Cinémas – Yorgos LANTHIMOS : La favorite (2018)

la favorite

Voilà un film hors norme, vraiment. Du réalisateur grec qui avait fait sensation à Cannes, je n’avais pas vu la « Mise à mort du cerf sacré », a priori trop violent pour moi. Et si j’ai fait l’impasse à ce moment-là, c’est pour mieux retrouver le réalisateur dans cet opus décalé qui vient remettre en cause notre représentation du film en costumes.

Nous sommes ici en Angleterre, au XVIIIe siècle, sous le règne de la Reine Anne, femme seule et d’âge moyen, qui laisse les autres gouverner à sa place, notamment Lady Sarah Malborough, avec laquelle elle entretient des relations très proches. Survient une jeune femme, Abigaïl, apparentée à Lady Sarah, qui va former avec les deux autres femmes une relation triangulaire, autour de la séduction et de la rivalité, dans le but de prendre le pouvoir auprès de la Reine. Cette histoire est véridique, basée sur la vie de la Reine Anne (1702-1714), dernière représentante de la dynastie des Stuart sur le trône d’Angleterre.

Anne, Sarah et Abigaïl, ce sont respectivement Olivia Colman, Rachel Weisz et Emma Stone, remarquables toutes, avec une mention spéciale à la première, étonnante. Il me semble important de parler d’abord des actrices, car en dépit d’un certain nombre de rôles masculins, tous secondaires, ce sont les femmes qui tiennent l’intrigue. Elles éclipsent les hommes, qui ont presque disparu du paysage : la Reine est seule, Sarah porte la culotte dans son couple et pour Abigaïl, les hommes ne sont qu’un moyen pour arriver à ses fins. Le sexe n’est ici qu’au service de la domination, jamais du plaisir ; il est d’ailleurs le plus souvent homosexuel, comme si la gent masculine se trouvait ici émasculée. Elle est d’ailleurs renvoyée à des plaisirs compensatoires comme des courses de canard en chambre et d’autres divertissements plus ridicules les uns que les autres.

Histoire de pouvoir féminin, d’ascensions et de chutes aussi rapides les unes que les autres et très versatiles puisque uniquement fondées sur la relation à la Reine, le récit nous dit bien des choses sur la condition féminine de l’époque. Les protagonistes sont des survivantes de traumas, la perte de 17 enfants, le fait d’avoir été « vendue » à l’adolescence à un homme âgé pour une partie de cartes… Fruit de leur résilience, la dureté de ces femmes les conduit dans cette âpre lutte sans morale vers la domination.

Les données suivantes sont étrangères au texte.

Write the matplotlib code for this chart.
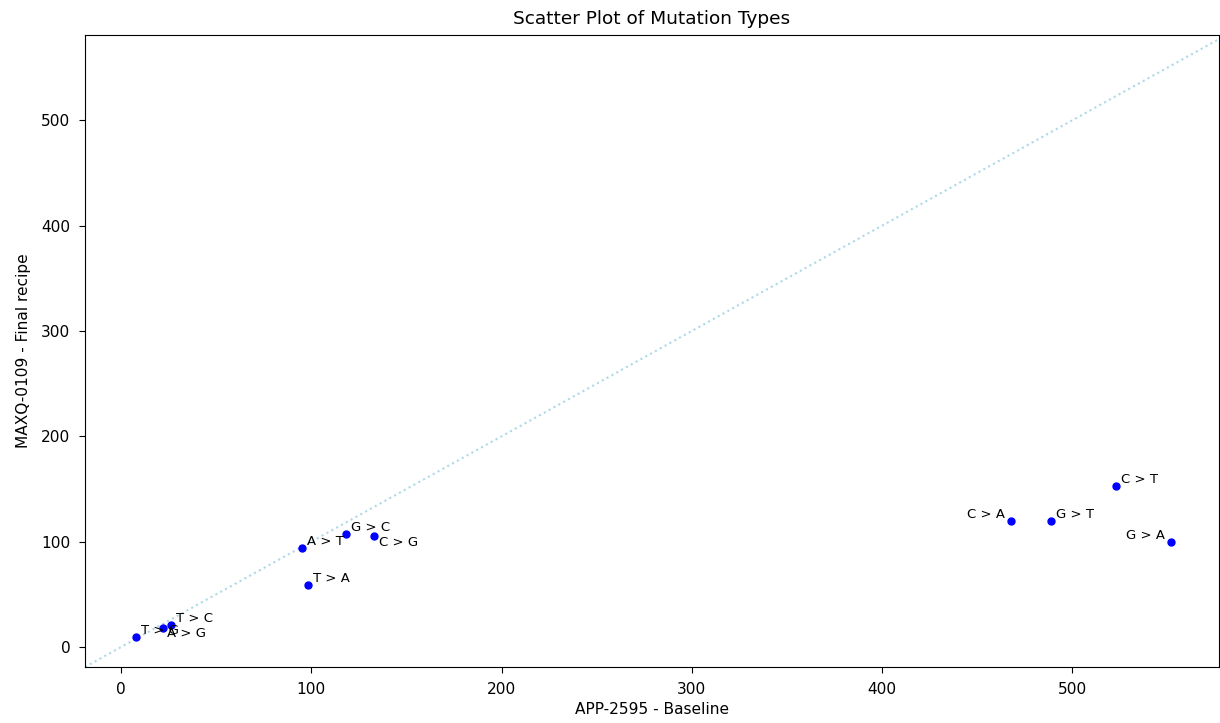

Le réalisateur construit autour de cette relation à trois un univers baroque, à la fois jubilatoire et inquiétant. La politique se fait à coup de caprices, la guerre avec la France, qui est ici la  grande décision à prendre, a la même importance qu’une fête ou que de découvrir le goût de l’ananas ; tout est sur le même plan, avenir du pays et divertissement. La Reine, inculte dans le domaine, se fait manipuler par ses proches et gouverne selon ses versatiles sentiments. Etrange caricature, grinçante et attristante.

Et pour accompagner ce propos, la mise en scène joue aussi le décalage. A de longs corridors noirs et dorés succèdent d’immenses pièces richement ornées et aux teintes assourdies ; tout cela filmé en grand angle (pour agrandir l’espace) ou en objectif « fish eye » (pour le resserrer), et dans des lumières peu flatteuses, ce qui contribue à l’étrangeté de ce que nous voyons. Les costumes obéissent à un graphisme particulier, tout de noir et de blanc, comme pour rappeler que nous sommes dans une histoire trouble où le bien et le mal se mélangent (il y a d’ailleurs de subtils rappels de motifs entre les vêtements, par exemple entre le collier porté par Abigaïl et le parement de la robe de Sarah, dans la même scène). Cela crée un univers à part, qui n’est pas sans rappeler, d’après moi, quelqu’un comme Tim Burton ; on retrouve ici, d’ailleurs, cet humour bien particulier propre à ce dernier metteur en scène.

D’une vraie élégance, original et abouti, c’est un film réussi qui ne laisse pas indifférent.